## START Input for this task
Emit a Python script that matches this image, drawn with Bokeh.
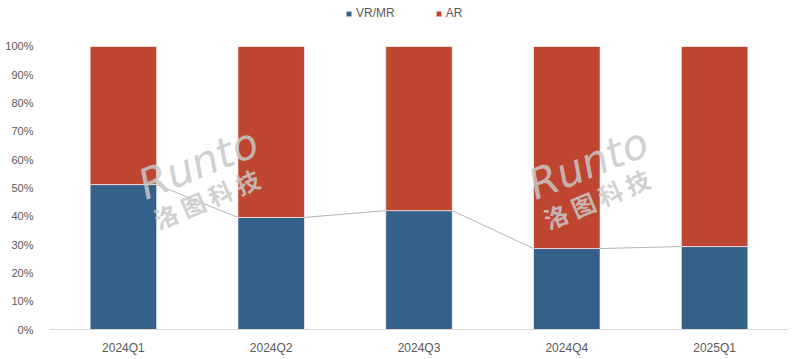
from bokeh.plotting import figure
from bokeh.models import (ColumnDataSource, FactorRange, Range1d, Legend, LegendItem,
                          NumeralTickFormatter, FixedTicker, Label)
from bokeh.transform import dodge
from bokeh.embed import file_html
from bokeh.resources import INLINE

quarters = ["2024Q1", "2024Q2", "2024Q3", "2024Q4", "2025Q1"]
vr_mr = [0.512, 0.396, 0.420, 0.286, 0.293]
ar = [round(1 - v, 3) for v in vr_mr]
series = ["VR/MR", "AR"]
colors = ["#356089", "#BE4631"]
y_ticks = [i / 10 for i in range(11)]

src = ColumnDataSource(dict(q=quarters, vr=vr_mr, ar=ar))

p = figure(x_range=FactorRange(*quarters), y_range=Range1d(0, 1.1625),
           width=792, frame_height=329, output_backend="svg", toolbar_location=None,
           min_border_left=49, min_border_right=4, min_border_bottom=0, min_border_top=0)

r = p.vbar_stack(["vr", "ar"], x="q", width=0.45, source=src, color=colors,
                 line_color="white", line_width=0.6)

seg = ColumnDataSource(dict(x0=quarters[:-1], x1=quarters[1:], y0=vr_mr[:-1], y1=vr_mr[1:]))
p.segment(x0=dodge("x0", 0.225, range=p.x_range), x1=dodge("x1", -0.225, range=p.x_range),
          y0="y0", y1="y1", source=seg, line_color="#b4b4b4", line_width=1)

# watermark
for xs in (100, 490):
    p.add_layout(Label(x=xs, y=120, x_units="screen", y_units="screen", text="Runto",
                       angle=0.38, text_font="DejaVu Sans", text_font_style="italic",
                       text_font_size="42px", text_color="#c8c8c8", text_alpha=0.85))
    p.add_layout(Label(x=xs + 12, y=93, x_units="screen", y_units="screen", text="洛 图 科 技",
                       angle=0.40, text_font="Noto Sans CJK SC", text_font_style="bold",
                       text_font_size="24px", text_color="#c8c8c8", text_alpha=0.85))

legend = Legend(items=[LegendItem(label=series[0], renderers=[r[0]]),
                       LegendItem(label=series[1], renderers=[r[1]])],
                orientation="horizontal", location=(296, 309), border_line_color=None,
                background_fill_alpha=0,
                glyph_width=7, glyph_height=7, label_text_font_size="12px",
                label_text_color="#595959", label_text_font="Liberation Sans",
                spacing=40, padding=0, margin=0, label_standoff=4, label_height=12)
p.add_layout(legend, "center")

p.xgrid.grid_line_color = None
p.ygrid.grid_line_color = None
p.outline_line_color = None

p.yaxis.ticker = FixedTicker(ticks=y_ticks)
p.yaxis.formatter = NumeralTickFormatter(format="0%")
p.yaxis.axis_line_color = None
p.yaxis.major_tick_line_color = None
p.yaxis.minor_tick_line_color = None
p.yaxis.major_label_standoff = 10
p.yaxis.major_label_text_font_size = "11px"

p.xaxis.axis_line_color = "#d9d9d9"
p.xaxis.major_tick_line_color = None
p.xaxis.major_label_standoff = 5
p.xaxis.major_label_text_font_size = "12px"

for ax in (p.xaxis, p.yaxis):
    ax.major_label_text_font = "Liberation Sans"
    ax.major_label_text_color = "#595959"

open("out.html", "w").write(file_html(p, INLINE))
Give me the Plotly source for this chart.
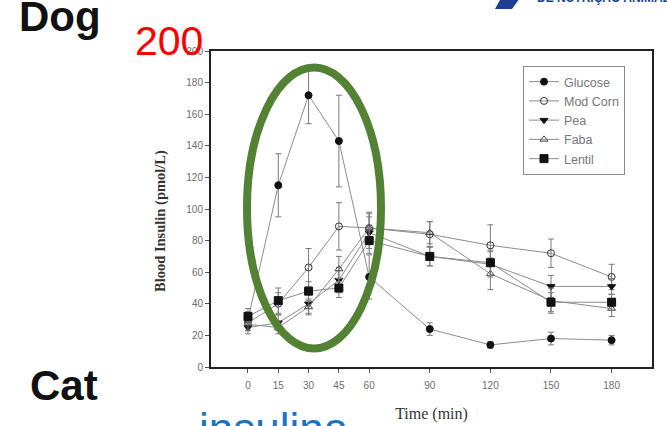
import plotly.graph_objects as go

# ---- data ----
time_min = [0, 15, 30, 45, 60, 90, 120, 150, 180]
x_ticks = [0, 15, 30, 45, 60, 90, 120, 150, 180]
y_ticks = [0, 20, 40, 60, 80, 100, 120, 140, 160, 180, 200]

glucose = [30, 115, 172, 143, 57, 24, 14, 18, 17]
glucose_err = [5, 20, 18, 29, 14, 4, 2, 4, 3]
mod_corn = [28, 40, 63, 89, 88, 84, 77, 72, 57]
mod_corn_err = [5, 7, 12, 15, 10, 8, 13, 9, 8]
pea = [25, 28, 40, 55, 85, 70, 65, 51, 51]
pea_err = [4, 5, 6, 8, 10, 6, 8, 7, 5]
faba = [27, 25, 38, 62, 88, 85, 59, 42, 37]
faba_err = [4, 4, 5, 8, 9, 7, 10, 8, 5]
lentil = [32, 42, 48, 50, 80, 70, 66, 41, 41]
lentil_err = [5, 8, 6, 6, 8, 6, 8, 6, 5]

series = [
    ("Glucose", glucose, glucose_err, "circle", "#111111", 7),
    ("Mod Corn", mod_corn, mod_corn_err, "circle-open", "#333333", 7),
    ("Pea", pea, pea_err, "triangle-down", "#111111", 7),
    ("Faba", faba, faba_err, "triangle-up-open", "#444444", 7),
    ("Lentil", lentil, lentil_err, "square", "#111111", 8),
]

LINE_GRAY = "#8c8c8c"
fig = go.Figure()
for name, vals, err, sym, mcol, msize in series:
    fig.add_trace(go.Scatter(
        x=time_min, y=vals, name=name, mode="lines+markers",
        line=dict(color=LINE_GRAY, width=1),
        marker=dict(symbol=sym, size=msize, color=mcol,
                    line=dict(color=mcol, width=1)),
        error_y=dict(type="data", array=err, visible=True,
                     color="#7a7a7a", thickness=1, width=3),
    ))

W, H = 667, 426
L, R, T, B = 211, 15, 51, 59
PW, PH = W - L - R, H - T - B


def px(x):
    return (x - L) / PW


def py(y):
    return (H - B - y) / PH


tick_font = dict(family="Liberation Sans, Arial", size=10, color="#6e6e6e")

fig.update_layout(
    width=W, height=H,
    margin=dict(l=L, r=R, t=T, b=B, pad=0, autoexpand=False),
    paper_bgcolor="white", plot_bgcolor="white",
    showlegend=True,
    legend=dict(x=px(523), y=py(66), xanchor="left", yanchor="top",
                bordercolor="#8a8a8a", borderwidth=1, bgcolor="white",
                font=dict(family="Liberation Sans, Arial", size=12.5, color="#777777"),
                tracegroupgap=0),
    xaxis=dict(range=[-18.3, 200], tickvals=x_ticks, ticktext=[str(v) for v in x_ticks],
               automargin=False,
               showgrid=False, zeroline=False, showline=True, mirror=True,
               linecolor="#222222", linewidth=2, ticks="outside", ticklen=4,
               tickcolor="#555555", tickfont=tick_font, ticklabelstandoff=4,
               title=dict(text="Time (min)", standoff=18,
                          font=dict(family="Liberation Serif, Times New Roman", size=16, color="#333333"))),
    yaxis=dict(range=[0, 200], tickvals=y_ticks, ticktext=[str(v) for v in y_ticks],
               automargin=False,
               showgrid=False, zeroline=False, showline=True, mirror=True,
               linecolor="#222222", linewidth=2, ticks="outside", ticklen=4,
               tickcolor="#555555", tickfont=tick_font),
)

# y-axis title
fig.add_annotation(text="<b>Blood Insulin (pmol/L)</b>", textangle=-90,
                   xref="paper", yref="paper", x=px(160), y=py(221),
                   showarrow=False, xanchor="center", yanchor="middle",
                   font=dict(family="Liberation Serif, Times New Roman", size=14.5, color="#333333"))

# slide texts
fig.add_annotation(text="<b>Dog</b>", xref="paper", yref="paper", x=px(17), y=py(16),
                   xanchor="left", yanchor="middle", showarrow=False,
                   font=dict(family="Liberation Sans, Arial", size=42, color="#111111"))
fig.add_annotation(text="<b>Cat</b>", xref="paper", yref="paper", x=px(28), y=py(385),
                   xanchor="left", yanchor="middle", showarrow=False,
                   font=dict(family="Liberation Sans, Arial", size=42, color="#111111"))
fig.add_annotation(text="200", xref="paper", yref="paper", x=px(133), y=py(41),
                   xanchor="left", yanchor="middle", showarrow=False,
                   font=dict(family="Liberation Sans, Arial", size=41, color="#ff0000"))
fig.add_annotation(text="insulina", xref="paper", yref="paper", x=px(197), y=py(428),
                   xanchor="left", yanchor="middle", showarrow=False,
                   font=dict(family="Liberation Sans, Arial", size=44, color="#1a73c6"))
fig.add_annotation(text="<b>DE NUTRIÇÃO ANIMAL</b>", xref="paper", yref="paper", x=px(535), y=py(-2.5),
                   xanchor="left", yanchor="middle", showarrow=False,
                   font=dict(family="Liberation Sans, Arial", size=12, color="#1c3f94"))

# logo fragment
fig.add_shape(type="path", xref="paper", yref="paper",
              path=f"M {px(495)} {py(9)} L {px(512)} {py(9)} L {px(520)} {py(-2)} L {px(501)} {py(-2)} Z",
              fillcolor="#1c3f94", line=dict(width=0), layer="above")

# green highlight ellipse
fig.add_shape(type="circle", xref="paper", yref="paper",
              x0=px(247), x1=px(381), y0=py(348.5), y1=py(67.5),
              line=dict(color="#548235", width=8), layer="above")

fig.write_html("out.html")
## END Input for this task
What is asked:
Only the lines from the start of the material through the line containing "y_ticks = [i / 10 for i in range(11)]" should be transcribed. Pictures stay out.

Final answer:
Emit a Python script that matches this image, drawn with Bokeh.
from bokeh.plotting import figure
from bokeh.models import (ColumnDataSource, FactorRange, Range1d, Legend, LegendItem,
                          NumeralTickFormatter, FixedTicker, Label)
from bokeh.transform import dodge
from bokeh.embed import file_html
from bokeh.resources import INLINE

quarters = ["2024Q1", "2024Q2", "2024Q3", "2024Q4", "2025Q1"]
vr_mr = [0.512, 0.396, 0.420, 0.286, 0.293]
ar = [round(1 - v, 3) for v in vr_mr]
series = ["VR/MR", "AR"]
colors = ["#356089", "#BE4631"]
y_ticks = [i / 10 for i in range(11)]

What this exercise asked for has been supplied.